The preacher’s task is to present the truth of Luke 19:10: “For the Son of Man came to seek and to save the lost.” Everything flows out of this statement; it is the raison d’être (sole purpose for something) for preaching. The preacher is called to follow through with what Jesus started and what He expects those following Him to do. Matthew 24:14 reads, “And this gospel of the kingdom will be proclaimed throughout the whole world as a testimony to all nations, and then the end will come.” The Gospel is the good news. Preaching is and always will be God’s means of reaching people.

I have a friend, not by choice but possibly by divine intervention. Parking my car one day to go up one of my favorite mountains, Mark came up to me and asked if I wanted a companion. Why not? I agreed, and we spent most of the day together scrambling up and down some tricky terrain. Mark is a Munroist. A Munroist is a person who climbs the 282 Munros in Scotland, which were classified by Sir Hugh Munro (1856–1919) as having the magic height of over three thousand feet (914.4 meters). Munros attract people from all over the world to complete all 282. I told him I was a Christian, but not much else. Mark vaped on his e-cigarette all day; it was like being followed by a dragon. At the end of the day, he told me he didn’t swear around me that day because I was a Christian. In a later article, I will tell about another adventure that almost ended in disaster.
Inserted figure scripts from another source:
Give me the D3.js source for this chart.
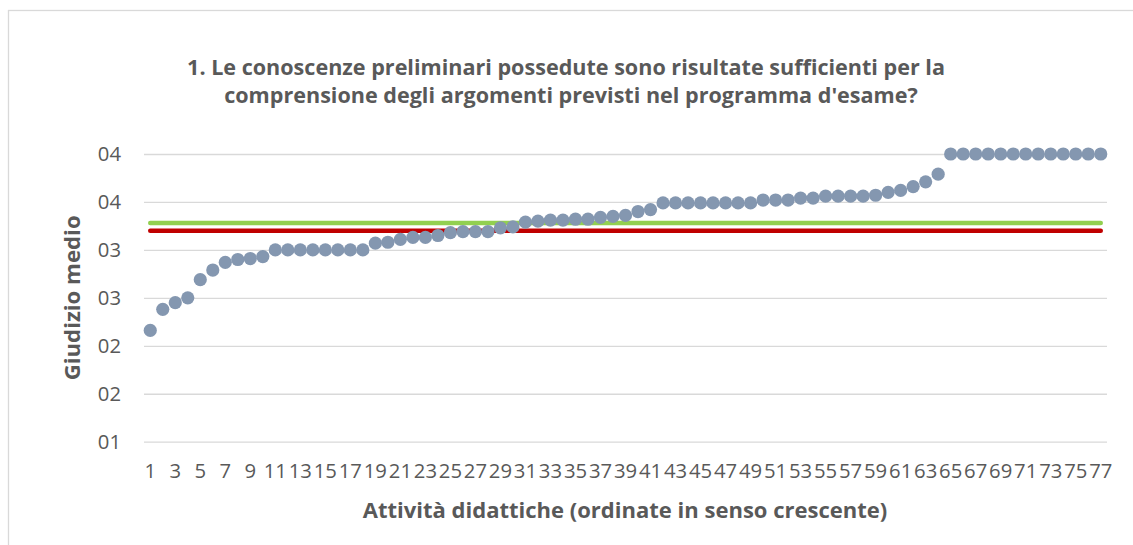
<!DOCTYPE html>
<html>
<head>
<meta charset="utf-8">
<script src="https://cdn.jsdelivr.net/npm/d3@7"></script>
<style>
  html, body { margin: 0; padding: 0; background: #ffffff; }
  svg { display: block; }
</style>
</head>
<body>
<svg id="chart" width="1133" height="545"></svg>
<script>
// ---- Data ----
const categories = [
  1,2,3,4,5,6,7,8,9,10,11,12,13,14,15,16,17,18,19,20,
  21,22,23,24,25,26,27,28,29,30,31,32,33,34,35,36,37,38,39,40,
  41,42,43,44,45,46,47,48,49,50,51,52,53,54,55,56,57,58,59,60,
  61,62,63,64,65,66,67,68,69,70,71,72,73,74,75,76,77
];
const giudizio = [
  2.16, 2.38, 2.45, 2.50, 2.69, 2.79, 2.87, 2.90, 2.91, 2.93,
  3.00, 3.00, 3.00, 3.00, 3.00, 3.00, 3.00, 3.00, 3.07, 3.08,
  3.11, 3.13, 3.13, 3.15, 3.18, 3.19, 3.19, 3.19, 3.23, 3.24,
  3.29, 3.30, 3.31, 3.31, 3.32, 3.32, 3.34, 3.35, 3.36, 3.40,
  3.42, 3.49, 3.49, 3.49, 3.49, 3.49, 3.49, 3.49, 3.49, 3.52,
  3.52, 3.52, 3.54, 3.54, 3.56, 3.56, 3.56, 3.56, 3.57, 3.60,
  3.62, 3.66, 3.71, 3.79, 4.00, 4.00, 4.00, 4.00, 4.00, 4.00,
  4.00, 4.00, 4.00, 4.00, 4.00, 4.00, 4.00
];
const mediaVerde = 3.28;
const mediaRossa = 3.20;
const yTickValues = [1, 1.5, 2, 2.5, 3, 3.5, 4];
const yTickLabels = ["01", "02", "02", "03", "03", "04", "04"];
const xTickLabels = categories.filter((d, i) => i % 2 === 0).map(String);

const titleLines = [
  "1. Le conoscenze preliminari possedute sono risultate sufficienti per la",
  "comprensione degli argomenti previsti nel programma d'esame?"
];
const yTitle = "Giudizio medio";
const xTitle = "Attività didattiche (ordinate in senso crescente)";

// ---- Layout ----
const svg = d3.select("#chart");
const textColor = "#595959";
const gridColor = "#D9D9D9";
const fontFamily = "'Open Sans', 'Liberation Sans', Arial, sans-serif";

const plot = { left: 144, right: 1107, top: 154, bottom: 441.7 };

// scale a text's font-size so its rendered width matches a target width
function fitWidth(sel, target, base) {
  sel.style("font-size", base + "px");
  const w = sel.node().getComputedTextLength();
  sel.style("font-size", (base * target / w).toFixed(2) + "px");
}

// chart border
svg.append("rect")
  .attr("x", 8.5).attr("y", 10.5)
  .attr("width", 1200).attr("height", 600)
  .attr("fill", "none")
  .attr("stroke", gridColor)
  .attr("stroke-width", 1.3);

const x = d3.scaleBand()
  .domain(categories)
  .range([plot.left, plot.right])
  .paddingInner(0).paddingOuter(0);

const y = d3.scaleLinear()
  .domain([1, 4])
  .range([plot.bottom, plot.top]);

// tick font size: two digits ~23.4px wide
const probe = svg.append("text").style("font-family", fontFamily).text("00");
fitWidth(probe, 23.2, 20);
const tickFont = probe.style("font-size");
probe.remove();

// gridlines + y axis
const yAxis = d3.axisLeft(y)
  .tickValues(yTickValues)
  .tickFormat((d, i) => yTickLabels[i])
  .tickSize(-(plot.right - plot.left))
  .tickPadding(23);

const gy = svg.append("g")
  .attr("transform", `translate(${plot.left},0)`)
  .call(yAxis);
gy.select(".domain").remove();
gy.selectAll(".tick line")
  .attr("stroke", gridColor)
  .attr("stroke-width", 1.3);
gy.selectAll(".tick text")
  .attr("fill", textColor)
  .style("font-family", fontFamily)
  .style("font-size", tickFont);

// x axis
const xAxis = d3.axisBottom(x)
  .tickValues(categories.filter((d, i) => i % 2 === 0))
  .tickFormat((d) => xTickLabels[categories.indexOf(d) / 2])
  .tickSize(0)
  .tickPadding(22);

const gx = svg.append("g")
  .attr("transform", `translate(0,${plot.bottom})`)
  .call(xAxis);
gx.select(".domain").remove();
gx.selectAll(".tick text")
  .attr("fill", textColor)
  .style("font-family", fontFamily)
  .style("font-size", tickFont);

// average lines
const xFirst = x(categories[0]) + x.bandwidth() / 2;
const xLast = x(categories[categories.length - 1]) + x.bandwidth() / 2;

svg.append("line")
  .attr("x1", xFirst).attr("x2", xLast)
  .attr("y1", y(mediaVerde)).attr("y2", y(mediaVerde))
  .attr("stroke", "#92D050")
  .attr("stroke-width", 4.5)
  .attr("stroke-linecap", "round");

svg.append("line")
  .attr("x1", xFirst).attr("x2", xLast)
  .attr("y1", y(mediaRossa)).attr("y2", y(mediaRossa))
  .attr("stroke", "#C00000")
  .attr("stroke-width", 4.5)
  .attr("stroke-linecap", "round");

// points
svg.append("g")
  .selectAll("circle")
  .data(giudizio)
  .join("circle")
  .attr("cx", (d, i) => x(categories[i]) + x.bandwidth() / 2)
  .attr("cy", d => y(d))
  .attr("r", 6.6)
  .attr("fill", "#8497B0");

// title
const title = svg.append("text")
  .attr("text-anchor", "middle")
  .attr("fill", textColor)
  .style("font-family", fontFamily)
  .style("font-weight", "bold");
const t1 = title.append("tspan").attr("x", 566).attr("y", 75).text(titleLines[0]);
fitWidth(title, 1, 1); // placeholder reset
title.style("font-size", "18px");
const w1 = t1.node().getComputedTextLength();
title.style("font-size", (18 * 758 / w1).toFixed(2) + "px");
title.append("tspan").attr("x", 571).attr("y", 103).text(titleLines[1]);

// y title
const yt = svg.append("text")
  .attr("transform", `translate(80,${(plot.top + plot.bottom) / 2}) rotate(-90)`)
  .attr("text-anchor", "middle")
  .attr("fill", textColor)
  .style("font-family", fontFamily)
  .style("font-weight", "bold")
  .text(yTitle);
fitWidth(yt, 165, 18);

// x title
const xt = svg.append("text")
  .attr("x", 625)
  .attr("y", 518)
  .attr("text-anchor", "middle")
  .attr("fill", textColor)
  .style("font-family", fontFamily)
  .style("font-weight", "bold")
  .text(xTitle);
fitWidth(xt, 525, 18);
</script>
</body>
</html>
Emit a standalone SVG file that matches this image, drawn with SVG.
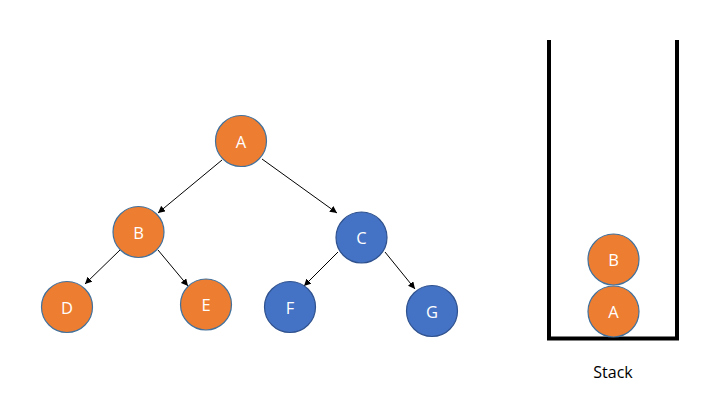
<svg xmlns="http://www.w3.org/2000/svg" width="722" height="398" viewBox="0 0 722 398">
<style>
.o{fill:#ED7D31;stroke:#41719C;stroke-width:1.2}
.b{fill:#4472C4;stroke:#2F528F;stroke-width:1.2}
.t{font-family:"Open Sans","Noto Sans",sans-serif;font-size:16.5px;fill:#fff;text-anchor:middle;dominant-baseline:central}
.e{stroke:#000;stroke-width:1;fill:none;marker-end:url(#ah)}
.w{stroke:#000;stroke-width:4;fill:none}
</style>
<defs>
<marker id="ah" viewBox="0 0 10 10" refX="10" refY="5" markerWidth="7" markerHeight="7" markerUnits="userSpaceOnUse" orient="auto">
<path d="M0,0 L10,5 L0,10 z" fill="#000"/>
</marker>
</defs>
<g id="connectors">
<line class="e" x1="222" y1="160" x2="158" y2="213"/>
<line class="e" x1="262" y1="159" x2="337" y2="213"/>
<line class="e" x1="120" y1="250" x2="85" y2="284"/>
<line class="e" x1="158" y1="250" x2="188" y2="286"/>
<line class="e" x1="338" y1="252" x2="304" y2="286"/>
<line class="e" x1="385" y1="252" x2="415" y2="289"/>
</g>
<g id="A"><circle class="o" cx="241" cy="141" r="25.5"/><text class="t" x="241" y="141">A</text></g>
<g id="B"><circle class="o" cx="138.5" cy="232" r="25.5"/><text class="t" x="138.5" y="232">B</text></g>
<g id="C"><circle class="b" cx="361.5" cy="237.5" r="25.5"/><text class="t" x="361.5" y="237.5">C</text></g>
<g id="D"><circle class="o" cx="67" cy="307" r="25.5"/><text class="t" x="67" y="307">D</text></g>
<g id="E"><circle class="o" cx="206" cy="304.5" r="25.5"/><text class="t" x="206" y="304.5">E</text></g>
<g id="F"><circle class="b" cx="290" cy="307" r="25.5"/><text class="t" x="290" y="307">F</text></g>
<g id="G"><circle class="b" cx="432" cy="311" r="25.5"/><text class="t" x="432" y="311">G</text></g>
<g id="stack">
<path class="w" d="M549,40 V338.5 H677 V40"/>
<text x="613" y="372" style="font-family:'Open Sans','Noto Sans',sans-serif;font-size:16px;fill:#000;text-anchor:middle;dominant-baseline:central">Stack</text>
</g>
<g id="stackB"><circle class="o" cx="613.5" cy="259.5" r="25.5"/><text class="t" x="613.5" y="259.5">B</text></g>
<g id="stackA"><circle class="o" cx="613.5" cy="311.5" r="25.5"/><text class="t" x="613.5" y="311.5">A</text></g>
</svg>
One might say, “I just need to witness, and the rest will follow.” But that is incorrect; no one’s actions are sufficient. We need to preach. There is only one person who has lived an exemplary sinless life, and that is Jesus Christ.
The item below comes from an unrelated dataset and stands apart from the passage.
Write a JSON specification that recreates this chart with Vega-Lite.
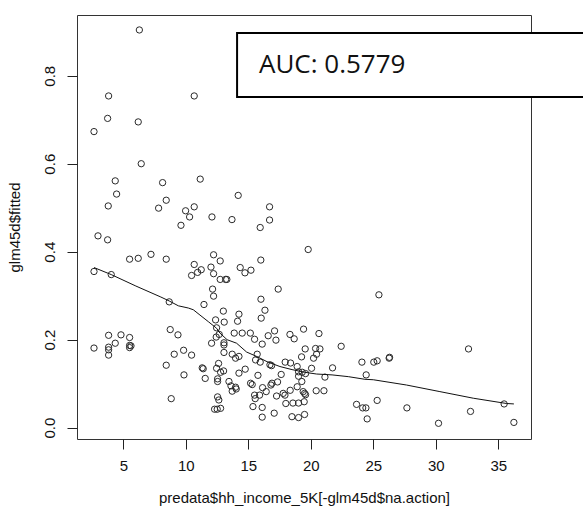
{
  "$schema": "https://vega.github.io/schema/vega-lite/v6.json",
  "width": 454,
  "height": 424,
  "autosize": {"type": "none"},
  "padding": {"left": 77, "top": 15, "right": 52, "bottom": 86},
  "background": "white",
  "config": {
    "font": "Liberation Sans",
    "view": {"stroke": "#333", "strokeWidth": 1},
    "axis": {"grid": false, "domain": false, "tickColor": "#222", "tickSize": 10, "labelColor": "#111", "titleColor": "#111", "labelFontSize": 15, "titleFontSize": 15, "titleFontWeight": "normal", "labelFont": "Liberation Sans", "titleFont": "Liberation Sans"}
  },
  "datasets": {
    "pts": [
      {"x":6.28,"y":0.904},{"x":3.82,"y":0.754},{"x":10.67,"y":0.754},{"x":3.74,"y":0.703},{"x":6.19,"y":0.695},
      {"x":2.65,"y":0.673},{"x":6.43,"y":0.600},{"x":4.35,"y":0.561},{"x":8.14,"y":0.557},{"x":11.15,"y":0.565},
      {"x":4.46,"y":0.531},{"x":14.19,"y":0.528},{"x":3.79,"y":0.504},{"x":8.43,"y":0.517},{"x":7.82,"y":0.499},
      {"x":9.98,"y":0.493},{"x":10.67,"y":0.502},{"x":10.30,"y":0.479},{"x":12.09,"y":0.479},{"x":13.69,"y":0.473},
      {"x":9.61,"y":0.460},{"x":16.70,"y":0.502},{"x":15.95,"y":0.455},{"x":16.70,"y":0.472},{"x":2.97,"y":0.436},
      {"x":3.74,"y":0.427},{"x":7.21,"y":0.394},{"x":5.50,"y":0.383},{"x":6.19,"y":0.385},{"x":8.43,"y":0.383},
      {"x":12.22,"y":0.393},{"x":12.75,"y":0.379},{"x":10.67,"y":0.371},{"x":12.01,"y":0.365},{"x":11.23,"y":0.359},
      {"x":10.94,"y":0.353},{"x":10.46,"y":0.346},{"x":12.22,"y":0.350},{"x":12.75,"y":0.337},{"x":13.18,"y":0.337},
      {"x":13.28,"y":0.337},{"x":14.35,"y":0.364},{"x":14.73,"y":0.352},{"x":15.21,"y":0.358},{"x":16.0,"y":0.381},
      {"x":19.79,"y":0.405},{"x":2.65,"y":0.355},{"x":4.03,"y":0.348},{"x":12.14,"y":0.315},{"x":12.22,"y":0.299},
      {"x":8.67,"y":0.286},{"x":11.45,"y":0.280},{"x":13.0,"y":0.265},{"x":14.25,"y":0.258},{"x":16.01,"y":0.292},
      {"x":16.33,"y":0.267},{"x":17.39,"y":0.315},{"x":12.38,"y":0.245},{"x":13.07,"y":0.240},{"x":14.14,"y":0.242},
      {"x":16.03,"y":0.249},{"x":8.75,"y":0.223},{"x":9.37,"y":0.211},{"x":12.46,"y":0.227},{"x":12.67,"y":0.212},
      {"x":12.43,"y":0.206},{"x":13.87,"y":0.215},{"x":14.51,"y":0.215},{"x":15.16,"y":0.215},{"x":15.5,"y":0.201},
      {"x":16.59,"y":0.209},{"x":17.1,"y":0.220},{"x":17.21,"y":0.199},{"x":18.33,"y":0.212},{"x":18.67,"y":0.202},
      {"x":19.42,"y":0.224},{"x":20.65,"y":0.214},{"x":16.11,"y":0.190},{"x":3.82,"y":0.210},{"x":4.81,"y":0.211},
      {"x":5.50,"y":0.205},{"x":4.35,"y":0.192},{"x":2.65,"y":0.181},{"x":3.82,"y":0.183},{"x":3.82,"y":0.177},
      {"x":3.82,"y":0.165},{"x":5.50,"y":0.187},{"x":5.61,"y":0.186},{"x":5.50,"y":0.182},{"x":12.06,"y":0.192},
      {"x":13.05,"y":0.193},{"x":13.05,"y":0.188},{"x":13.05,"y":0.171},{"x":9.07,"y":0.167},{"x":9.82,"y":0.176},
      {"x":10.46,"y":0.165},{"x":13.71,"y":0.167},{"x":13.98,"y":0.158},{"x":14.25,"y":0.162},{"x":8.43,"y":0.142},
      {"x":9.85,"y":0.120},{"x":11.31,"y":0.136},{"x":11.39,"y":0.134},{"x":11.55,"y":0.112},{"x":12.62,"y":0.146},
      {"x":12.46,"y":0.135},{"x":12.78,"y":0.126},{"x":13.02,"y":0.129},{"x":12.54,"y":0.111},{"x":12.54,"y":0.105},
      {"x":13.45,"y":0.105},{"x":13.61,"y":0.095},{"x":13.98,"y":0.092},{"x":13.71,"y":0.083},{"x":14.03,"y":0.088},
      {"x":14.25,"y":0.124},{"x":14.75,"y":0.133},{"x":8.83,"y":0.066},{"x":12.54,"y":0.070},{"x":12.64,"y":0.063},
      {"x":12.3,"y":0.042},{"x":12.51,"y":0.042},{"x":12.78,"y":0.044},{"x":15.71,"y":0.167},{"x":15.95,"y":0.149},
      {"x":15.58,"y":0.154},{"x":16.73,"y":0.143},{"x":16.86,"y":0.141},{"x":15.77,"y":0.119},{"x":17.63,"y":0.121},
      {"x":15.18,"y":0.101},{"x":15.31,"y":0.098},{"x":16.14,"y":0.091},{"x":15.9,"y":0.074},{"x":16.43,"y":0.082},
      {"x":15.5,"y":0.074},{"x":15.55,"y":0.066},{"x":16.89,"y":0.101},{"x":16.81,"y":0.097},{"x":17.34,"y":0.104},
      {"x":17.26,"y":0.072},{"x":17.79,"y":0.078},{"x":17.93,"y":0.074},{"x":15.37,"y":0.048},{"x":16.11,"y":0.046},
      {"x":16.11,"y":0.024},{"x":17.07,"y":0.033},{"x":18.0,"y":0.055},{"x":18.57,"y":0.056},{"x":19.02,"y":0.056},
      {"x":19.47,"y":0.059},{"x":19.39,"y":0.082},{"x":19.5,"y":0.078},{"x":19.58,"y":0.075},{"x":18.49,"y":0.025},
      {"x":19.02,"y":0.023},{"x":19.5,"y":0.030},{"x":18.35,"y":0.085},{"x":18.91,"y":0.093},{"x":19.28,"y":0.105},
      {"x":19.02,"y":0.117},{"x":19.55,"y":0.179},{"x":19.26,"y":0.161},{"x":18.91,"y":0.139},{"x":19.02,"y":0.127},
      {"x":19.31,"y":0.126},{"x":19.58,"y":0.123},{"x":20.06,"y":0.135},{"x":20.22,"y":0.158},{"x":20.46,"y":0.167},
      {"x":20.38,"y":0.180},{"x":20.73,"y":0.179},{"x":17.95,"y":0.149},{"x":18.38,"y":0.147},{"x":20.43,"y":0.084},
      {"x":21.05,"y":0.084},{"x":21.13,"y":0.115},{"x":21.74,"y":0.136},{"x":22.43,"y":0.185},{"x":23.66,"y":0.053},
      {"x":24.15,"y":0.045},{"x":24.41,"y":0.045},{"x":24.09,"y":0.149},{"x":25.45,"y":0.302},{"x":25.04,"y":0.149},
      {"x":25.31,"y":0.152},{"x":26.27,"y":0.158},{"x":26.3,"y":0.160},{"x":24.43,"y":0.120},{"x":32.62,"y":0.179},
      {"x":25.31,"y":0.062},{"x":24.51,"y":0.020},{"x":27.69,"y":0.045},{"x":30.22,"y":0.010},{"x":32.78,"y":0.037},
      {"x":35.47,"y":0.054},{"x":36.25,"y":0.012}
    ],
    "fit": [
      {"x":2.65,"y":0.364},{"x":4.03,"y":0.348},{"x":6.0,"y":0.322},{"x":8.0,"y":0.297},{"x":8.67,"y":0.288},
      {"x":9.4,"y":0.277},{"x":10.2,"y":0.272},{"x":10.6,"y":0.268},{"x":11.13,"y":0.256},{"x":11.8,"y":0.241},
      {"x":12.46,"y":0.226},{"x":12.73,"y":0.215},{"x":13.3,"y":0.200},{"x":14.06,"y":0.192},{"x":14.86,"y":0.172},
      {"x":15.66,"y":0.162},{"x":16.5,"y":0.150},{"x":17.53,"y":0.139},{"x":18.5,"y":0.132},{"x":19.5,"y":0.126},
      {"x":20.46,"y":0.122},{"x":21.7,"y":0.120},{"x":23.0,"y":0.116},{"x":24.33,"y":0.110},{"x":25.0,"y":0.109},
      {"x":27.66,"y":0.097},{"x":30.33,"y":0.082},{"x":33.0,"y":0.067},{"x":35.66,"y":0.055},{"x":36.25,"y":0.054}
    ],
    "box": [{"x":14.1,"x2":43,"y":0.7516,"y2":0.897,"label":"AUC: 0.5779","tx":15.85,"ty":0.806}]
  },
  "layer": [
    {
      "data": {"name": "pts"},
      "mark": {"type": "point", "shape": "circle", "filled": false, "stroke": "#2a2a2a", "strokeWidth": 1, "size": 40, "opacity": 1},
      "encoding": {
        "x": {"field": "x", "type": "quantitative", "scale": {"domain": [1.29, 37.62], "nice": false, "zero": false},
              "axis": {"values": [5,10,15,20,25,30,35], "title": "predata$hh_income_5K[-glm45d$na.action]", "labelPadding": 9, "titlePadding": 17}},
        "y": {"field": "y", "type": "quantitative", "scale": {"domain": [-0.0257, 0.938], "nice": false, "zero": false},
              "axis": {"values": [0,0.2,0.4,0.6,0.8], "format": ".1f", "labelAngle": -90, "labelAlign": "center", "labelBaseline": "bottom", "labelPadding": 10, "title": "glm45d$fitted", "titlePadding": 20}}
      }
    },
    {
      "data": {"name": "fit"},
      "mark": {"type": "line", "stroke": "#111", "strokeWidth": 1},
      "encoding": {
        "x": {"field": "x", "type": "quantitative"},
        "y": {"field": "y", "type": "quantitative"}
      }
    },
    {
      "data": {"name": "box"},
      "mark": {"type": "rect", "fill": "white", "stroke": "black", "strokeWidth": 2},
      "encoding": {
        "x": {"field": "x", "type": "quantitative"},
        "x2": {"field": "x2"},
        "y": {"field": "y", "type": "quantitative"},
        "y2": {"field": "y2"}
      }
    },
    {
      "data": {"name": "box"},
      "mark": {"type": "text", "font": "Open Sans", "fontSize": 26, "align": "left", "baseline": "alphabetic", "color": "#111"},
      "encoding": {
        "x": {"field": "tx", "type": "quantitative"},
        "y": {"field": "ty", "type": "quantitative"},
        "text": {"field": "label"}
      }
    }
  ]
}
“Our testimony must be both in deed and in word. The spoken word is never really effective unless it is backed up by the life. The living deed is ultimately inadequate without the spoken word. The reason for this is obvious. No life is good enough to speak for itself. Any person who says, ‘I don’t need to witness; I just let my life speak,’ is unbearably self-righteous.”2

We are to unconditionally reach out into our topsy-turvy world which desperately needs a Saviour. We are bombarded by media outlets whose main agenda is to undermine God and His world. Social media platforms and their digital technology such as Google, Facebook, YouTube, X (formerly Twitter), WhatsApp, Instagram, Snapchat, Telegram, and TikTok, have become juggernauts that are influencing every aspect of life, all seeking our attention. There is nothing intrinsically wrong with these platforms; however, it is important to understand that they have an impact on society, including our church. The world we live in is saturated with AI (artificial intelligence), algorithms, bots, likes, dislikes, thumbs-up, thumbs-down, percentages, and statistics, all of which influence how people live and the choices they make. These platforms have a hold on shaping our worldview. They influence what we choose to believe. They dictate what is and is not important; consequently, many people are chasing the wrong things instead of seeking God. So far removed from Philippians 2:5: “Have this mind among yourselves, which is yours in Christ Jesus.” We need to preach about the God of our ancestors, Abraham, Isaac, and Jacob.

Hosea proclaimed, “My people are destroyed for lack of knowledge” (Hos 4:6). The prophet Hosea wrote this at a time in Israel’s northern kingdom when it was at its lowest point in its history. Soon, the kingdom of Israel would be taken captive by the Assyrians. “Because you have rejected knowledge, I reject you from being a priest to me. And since you have forgotten the law of your God” (Hos 4:6). In 2024, the situation is similar; the world has rejected God and is fast reaching a tipping point in its history. Fortunately, as God’s chosen remnant, the Seventh-day Adventist Church has the true Gospel of the Three Angels’ Message to share with a broken, anthropocentric world (putting humanity at the center of the universe) that desperately needs Christ—the same world that “God so loved.” Why preach? Because it is God’s chosen method to reach humanity. It is about changing lives for eternity.


1 All Scripture references are from the English Standard Version (ESV).

2 Rosalind Rinker, You Can Witness with Confidence (Grand Rapids, MI: Zondervan, 1975), 47.


Malcolm Perry, DMin, is a retired pastor and teacher residing in Crieff, Scotland.